Hostile Work Environment Claim Dismissed; Alleged Mistreatment Was Not Due to Protected Characteristic

In Coku v. The New York Presbyterian Hospital et al, 17-cv-2488, 2019 WL 3779507 (S.D.N.Y. Aug. 12, 2019), the court, inter alia, dismissed plaintiff’s hostile work environment claim.

After summarizing the relevant legal standards, and noting that “the standard for establishing a hostile work environment is high”, the court noted that plaintiff did not meet that standard here.

From the decision:

Dr. Coku has not presented sufficient evidence upon which a jury could conclude that she suffered a hostile work environment.

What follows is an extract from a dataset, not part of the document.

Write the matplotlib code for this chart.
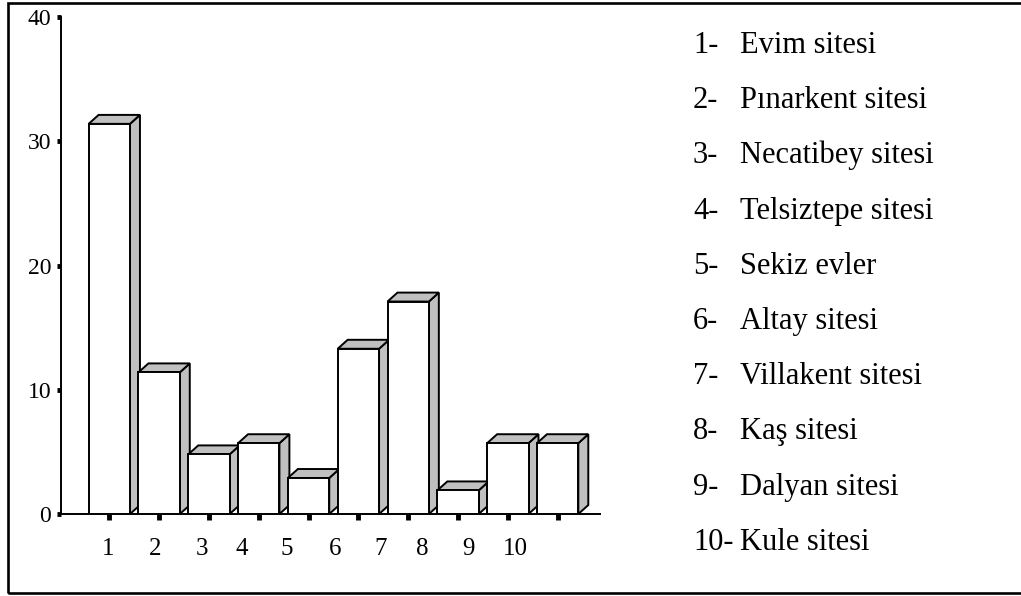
import matplotlib
matplotlib.use("Agg")
import matplotlib.pyplot as plt
from matplotlib.patches import Rectangle

# site numbers, their share (%) and legend names
sites = [1, 2, 3, 4, 5, 6, 7, 8, 9, 10]
percent = [31.4, 11.4, 4.8, 5.7, 2.9, 13.3, 17.1, 1.9, 5.7, 5.7]
names = ["Evim sitesi", "Pınarkent sitesi", "Necatibey sitesi",
         "Telsiztepe sitesi", "Sekiz evler", "Altay sitesi",
         "Villakent sitesi", "Kaş sitesi", "Dalyan sitesi", "Kule sitesi"]
xlabels = ["1", "2", "3", "4", "5", "6", "7", "8", "9", "10"]

# where the number labels sit under the axis (they drift left of the bars)
label_pos = [0.97, 1.92, 2.86, 3.66, 4.56, 5.53, 6.44, 7.28, 8.21, 9.16]

plt.rcParams["font.family"] = ["Liberation Serif", "DejaVu Serif"]

W, H = 1021, 596
fig = plt.figure(figsize=(W / 100, H / 100), dpi=100)
ax = fig.add_axes([61 / W, (H - 514) / H, (600 - 61) / W, (514 - 17) / H])

width = 0.83   # front face
dx = 0.2       # depth to the right
dy = 0.72      # depth upwards
gray = "#c0c0c0"

for x, v in zip(sites, percent):
    l, r = x - width / 2, x + width / 2
    # side face
    ax.fill([r, r + dx, r + dx, r], [0, dy, v + dy, v], facecolor=gray,
            edgecolor="black", linewidth=1.4, zorder=2)
    # top face
    ax.fill([l, l + dx, r + dx, r], [v, v + dy, v + dy, v], facecolor=gray,
            edgecolor="black", linewidth=1.4, zorder=2)
    # front face
    ax.bar(x, v, width=width, color="white", edgecolor="black",
           linewidth=1.4, zorder=3)

ax.set_xlim(0.03, 10.85)
ax.set_ylim(0, 40)

for s in ["top", "right"]:
    ax.spines[s].set_visible(False)
ax.spines["left"].set_linewidth(1.4)
ax.spines["bottom"].set_linewidth(1.4)

ax.set_yticks([0, 10, 20, 30, 40])
ax.tick_params(axis="y", direction="out", length=3, width=3.5,
               labelsize=17, pad=4)

# square tick marks under the bars, labels on their own positions
ax.set_xticks(sites, minor=True)
ax.set_xticks(label_pos)
ax.set_xticklabels(xlabels)
ax.tick_params(axis="x", which="minor", direction="out", length=4, width=3.5)
ax.tick_params(axis="x", which="major", length=0, labelsize=18, pad=17)

# site list on the right
for i, (num, name) in enumerate(zip(xlabels, names)):
    yb = 1 - (53 + i * 55.2) / H
    fig.text(693 / W, yb, num + "-", fontsize=22, va="baseline", ha="left")
    fig.text(740 / W, yb, name, fontsize=22, va="baseline", ha="left")

# frame round the whole chart
fig.patches.append(Rectangle((8 / W, 3 / H), 1.1, (592 - 2) / H,
                             transform=fig.transFigure, fill=False,
                             edgecolor="black", linewidth=1.9))

fig.savefig("out.png", dpi=100)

Even if Dr. Coku suffered mistreatment at the hand of Dr. Stiles, for the same reasons discussed above, no reasonable jury could conclude that she suffered mistreatment “because of … [a] protected characteristic,” rather than her poor performance or Dr. Stiles’s “[p]ersonal animosity” towards her. Rivera, 743 F.3d at 20; Pesok, 235 F. Supp. 2d at 288. Because Dr. Coku has failed to present sufficient evidence from which a jury could conclude that her alleged mistreatment was motivated by discrimination, the Court grants summary judgment on her hostile work environment claim.